On that count, the province has been quite successful. The maternal employment rate in Quebec is 87 per cent, one of the highest in the world. But cheap child care is not the sole factor; Quebec also has generous parental leave (one year) and pay-equity legislation.
It’s notable too that, since the subsidized child-care program was launched in 1997, there are 75 per cent fewer single mothers on social assistance, and the child poverty rate in the province is 44 per cent lower than other provinces. But, again, those gains are not due to child care alone.
The two knocks against Quebec’s universal child-care program are that it’s not really universal because it’s too difficult get the good spots in CPEs; and the province has sacrificed quality for quantity, prioritizing getting kids in daycare over offering them first-rate early childhood education.
In a damning report published last year, Quebec’s Auditor-General said 41 per cent of care facilities failed to meet quality standards, ranging from 21 per cent for CPEs to 59 per cent for subsidized private daycares. (Quality was measured based largely on child/educator ratios, the educational qualifications of workers, and programs offered.)
Child-care advocates have, for years, argued that access should be universal and free, just as it is for public school.
That’s what Mr.

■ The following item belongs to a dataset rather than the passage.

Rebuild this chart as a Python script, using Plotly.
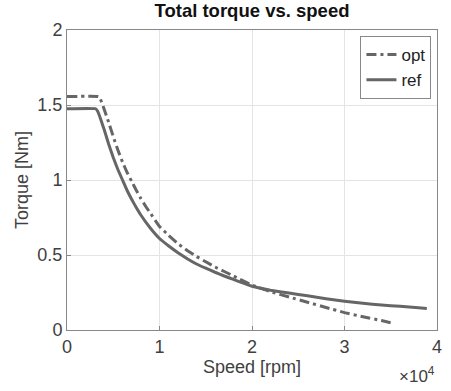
import plotly.graph_objects as go

speed_opt = [0, 3400, 3600, 3800, 4000, 4500, 5000, 5500, 6000, 6500, 7000, 7500, 8000, 8500,
             9000, 10000, 11000, 12000, 13000, 14000, 15000, 16000, 17000, 18000, 20000, 22000,
             24000, 26000, 28000, 30000, 32000, 34000, 35300]
torque_opt = [1.556, 1.556, 1.54, 1.51, 1.475, 1.385, 1.29, 1.20, 1.12, 1.05, 0.99, 0.93, 0.875, 0.825,
              0.78, 0.69, 0.63, 0.575, 0.53, 0.49, 0.455, 0.42, 0.39, 0.36, 0.30, 0.255,
              0.22, 0.185, 0.15, 0.116, 0.088, 0.063, 0.044]

speed_ref = [0, 3100, 3300, 3500, 3750, 4000, 4500, 5000, 5500, 6000, 6500, 7000, 7500, 8000, 9000,
             10000, 11000, 12000, 13000, 14000, 15000, 16000, 17000, 18000, 20000, 22000, 24000,
             26000, 28000, 30000, 32000, 34000, 36000, 38000, 38900]
torque_ref = [1.475, 1.475, 1.46, 1.43, 1.385, 1.34, 1.24, 1.15, 1.07, 1.0, 0.93, 0.87, 0.815, 0.765, 0.68,
              0.61, 0.56, 0.515, 0.475, 0.44, 0.412, 0.385, 0.36, 0.337, 0.292, 0.265, 0.246,
              0.228, 0.209, 0.192, 0.178, 0.167, 0.158, 0.149, 0.144]

x_tickvals = [0, 10000, 20000, 30000, 40000]
x_ticktext = ["0", "1", "2", "3", "4"]
y_tickvals = [0, 0.5, 1, 1.5, 2]
y_ticktext = ["0", "0.5", "1", "1.5", "2"]

line_color = "#666666"
font = "Liberation Sans, Arial, sans-serif"

fig = go.Figure()
fig.add_trace(go.Scatter(x=speed_opt, y=torque_opt, mode="lines", name="opt",
                         line=dict(color=line_color, width=3, dash="10px,4px,3px,4px",
                                   shape="spline", smoothing=0.3)))
fig.add_trace(go.Scatter(x=speed_ref, y=torque_ref, mode="lines", name="ref",
                         line=dict(color=line_color, width=3,
                                   shape="spline", smoothing=0.3)))

fig.update_layout(
    width=451, height=391,
    margin=dict(l=67, r=9, t=30, b=61),
    paper_bgcolor="white", plot_bgcolor="white",
    font=dict(family=font, size=18, color="#404040"),
    title=dict(text="<b>Total torque vs. speed</b>", x=0.5, xref="paper", xanchor="center",
               y=0.99, yanchor="top", font=dict(size=18.5, color="#111111")),
    showlegend=True,
    legend=dict(x=0.985, y=0.98, xanchor="right", yanchor="top",
                bordercolor="#888888", borderwidth=1, bgcolor="white",
                font=dict(size=17, color="#222222"),
                tracegroupgap=0, itemwidth=30),
)
fig.update_xaxes(range=[0, 40000], tickvals=x_tickvals, ticktext=x_ticktext,
                 showgrid=True, gridcolor="#e4e4e4", zeroline=False,
                 showline=True, linecolor="#888888", linewidth=1, mirror=True,
                 ticks="inside", ticklen=4, tickcolor="#888888",
                 title=dict(text="Speed [rpm]", standoff=4, font=dict(size=18)))
fig.update_yaxes(range=[0, 2], tickvals=y_tickvals, ticktext=y_ticktext,
                 showgrid=True, gridcolor="#e4e4e4", zeroline=False,
                 showline=True, linecolor="#888888", linewidth=1, mirror=True,
                 ticks="inside", ticklen=4, tickcolor="#888888",
                 title=dict(text="Torque [Nm]", standoff=4, font=dict(size=18)))
fig.add_annotation(text="×10<sup>4</sup>", xref="paper", yref="paper",
                   x=1.0, y=-0.105, xanchor="right", yanchor="top", showarrow=False,
                   font=dict(size=17, color="#404040"))
fig.write_html("out.html")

Mamdani has proposed: A plan that would cost about US$6-billion annually. But he believes those costs will be offset by having families remain in the city, and mothers remain in the work force. At US$26,000 on average, child care costs are often second only to housing for families. Having children is the principal reason people leave the city, and that hurts the tax base.
The Quebec experience, however, offers some cautions. The first is that initial demand will likely be overwhelming.
In a city with 445,000 pre-school-age children, creating spots and finding workers will be an enormous challenge. Child-care workers are poorly paid, and Mr. Mamdani has also promised to hike their wages substantially, to match those of public-school teachers.
There will be tremendous pressure to cut corners to add spots, and to abandon universality.
The payback from child care comes in the long-term, not the short term, and its impact can be difficult to measure, so it can be a difficult sell in the political cycle.
But we should heed Mr. Mamdani’s message: that child care should be an integral part of our social infrastructure. It is part of the education system – not a babysitting service for those who can afford it.